Reproduce the lines of the material exactly, excluding every image.
════════
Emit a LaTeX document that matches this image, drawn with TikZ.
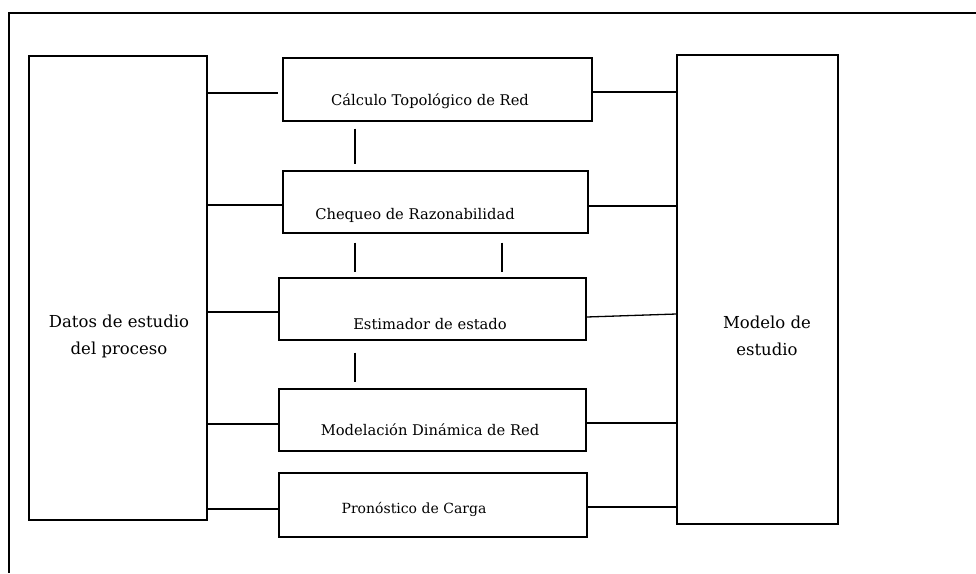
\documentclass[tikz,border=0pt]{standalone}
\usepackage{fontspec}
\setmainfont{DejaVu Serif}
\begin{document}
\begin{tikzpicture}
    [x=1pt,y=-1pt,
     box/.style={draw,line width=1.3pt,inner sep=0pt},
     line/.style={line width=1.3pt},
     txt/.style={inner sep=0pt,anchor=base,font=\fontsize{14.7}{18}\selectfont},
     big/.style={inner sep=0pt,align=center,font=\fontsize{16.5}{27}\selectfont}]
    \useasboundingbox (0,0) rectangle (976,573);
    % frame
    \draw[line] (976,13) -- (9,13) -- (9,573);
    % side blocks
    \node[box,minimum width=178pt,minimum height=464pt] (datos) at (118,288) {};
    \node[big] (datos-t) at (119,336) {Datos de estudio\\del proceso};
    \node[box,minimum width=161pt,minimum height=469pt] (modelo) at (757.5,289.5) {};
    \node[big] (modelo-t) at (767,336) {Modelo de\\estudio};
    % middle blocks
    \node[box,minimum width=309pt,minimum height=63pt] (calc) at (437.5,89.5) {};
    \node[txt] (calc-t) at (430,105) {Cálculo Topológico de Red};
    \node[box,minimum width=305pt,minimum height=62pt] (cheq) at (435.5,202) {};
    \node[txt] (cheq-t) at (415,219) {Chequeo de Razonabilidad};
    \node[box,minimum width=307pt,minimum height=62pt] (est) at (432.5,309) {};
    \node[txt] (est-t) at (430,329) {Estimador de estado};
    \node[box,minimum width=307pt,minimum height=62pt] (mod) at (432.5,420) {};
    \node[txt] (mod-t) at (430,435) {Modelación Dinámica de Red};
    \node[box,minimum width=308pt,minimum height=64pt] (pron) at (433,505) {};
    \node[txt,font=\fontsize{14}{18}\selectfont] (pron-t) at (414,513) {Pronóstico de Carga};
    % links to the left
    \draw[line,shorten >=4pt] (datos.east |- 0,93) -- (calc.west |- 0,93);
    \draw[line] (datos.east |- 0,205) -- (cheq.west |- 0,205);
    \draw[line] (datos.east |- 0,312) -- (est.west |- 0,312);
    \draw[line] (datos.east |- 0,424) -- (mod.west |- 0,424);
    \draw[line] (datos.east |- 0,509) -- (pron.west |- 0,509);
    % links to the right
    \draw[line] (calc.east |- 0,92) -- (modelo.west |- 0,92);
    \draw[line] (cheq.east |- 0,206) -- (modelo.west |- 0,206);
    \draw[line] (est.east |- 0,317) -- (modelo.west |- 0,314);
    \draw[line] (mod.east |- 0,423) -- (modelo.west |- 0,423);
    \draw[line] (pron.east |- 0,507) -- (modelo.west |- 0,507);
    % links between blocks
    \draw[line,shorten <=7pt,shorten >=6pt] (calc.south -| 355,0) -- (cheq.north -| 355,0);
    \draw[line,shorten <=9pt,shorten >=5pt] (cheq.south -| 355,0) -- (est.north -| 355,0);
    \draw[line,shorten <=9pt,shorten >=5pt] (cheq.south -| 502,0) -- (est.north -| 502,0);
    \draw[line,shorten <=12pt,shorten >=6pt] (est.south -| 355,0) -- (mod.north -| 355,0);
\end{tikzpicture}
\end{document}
════════
Answer below
Emit a LaTeX document that matches this image, drawn with TikZ.
\documentclass[tikz,border=0pt]{standalone}
\usepackage{fontspec}
\setmainfont{DejaVu Serif}
\begin{document}
\begin{tikzpicture}
    [x=1pt,y=-1pt,
     box/.style={draw,line width=1.3pt,inner sep=0pt},
     line/.style={line width=1.3pt},
     txt/.style={inner sep=0pt,anchor=base,font=\fontsize{14.7}{18}\selectfont},
     big/.style={inner sep=0pt,align=center,font=\fontsize{16.5}{27}\selectfont}]
    \useasboundingbox (0,0) rectangle (976,573);
    % frame
    \draw[line] (976,13) -- (9,13) -- (9,573);
    % side blocks
    \node[box,minimum width=178pt,minimum height=464pt] (datos) at (118,288) {};
    \node[big] (datos-t) at (119,336) {Datos de estudio\\del proceso};
    \node[box,minimum width=161pt,minimum height=469pt] (modelo) at (757.5,289.5) {};
    \node[big] (modelo-t) at (767,336) {Modelo de\\estudio};
    % middle blocks
    \node[box,minimum width=309pt,minimum height=63pt] (calc) at (437.5,89.5) {};
    \node[txt] (calc-t) at (430,105) {Cálculo Topológico de Red};
    \node[box,minimum width=305pt,minimum height=62pt] (cheq) at (435.5,202) {};
    \node[txt] (cheq-t) at (415,219) {Chequeo de Razonabilidad};
    \node[box,minimum width=307pt,minimum height=62pt] (est) at (432.5,309) {};
    \node[txt] (est-t) at (430,329) {Estimador de estado};
    \node[box,minimum width=307pt,minimum height=62pt] (mod) at (432.5,420) {};
    \node[txt] (mod-t) at (430,435) {Modelación Dinámica de Red};
    \node[box,minimum width=308pt,minimum height=64pt] (pron) at (433,505) {};
    \node[txt,font=\fontsize{14}{18}\selectfont] (pron-t) at (414,513) {Pronóstico de Carga};
    % links to the left
    \draw[line,shorten >=4pt] (datos.east |- 0,93) -- (calc.west |- 0,93);
    \draw[line] (datos.east |- 0,205) -- (cheq.west |- 0,205);
    \draw[line] (datos.east |- 0,312) -- (est.west |- 0,312);
    \draw[line] (datos.east |- 0,424) -- (mod.west |- 0,424);
    \draw[line] (datos.east |- 0,509) -- (pron.west |- 0,509);
    % links to the right
    \draw[line] (calc.east |- 0,92) -- (modelo.west |- 0,92);
    \draw[line] (cheq.east |- 0,206) -- (modelo.west |- 0,206);
    \draw[line] (est.east |- 0,317) -- (modelo.west |- 0,314);
    \draw[line] (mod.east |- 0,423) -- (modelo.west |- 0,423);
    \draw[line] (pron.east |- 0,507) -- (modelo.west |- 0,507);
    % links between blocks
    \draw[line,shorten <=7pt,shorten >=6pt] (calc.south -| 355,0) -- (cheq.north -| 355,0);
    \draw[line,shorten <=9pt,shorten >=5pt] (cheq.south -| 355,0) -- (est.north -| 355,0);
    \draw[line,shorten <=9pt,shorten >=5pt] (cheq.south -| 502,0) -- (est.north -| 502,0);
    \draw[line,shorten <=12pt,shorten >=6pt] (est.south -| 355,0) -- (mod.north -| 355,0);
\end{tikzpicture}
\end{document}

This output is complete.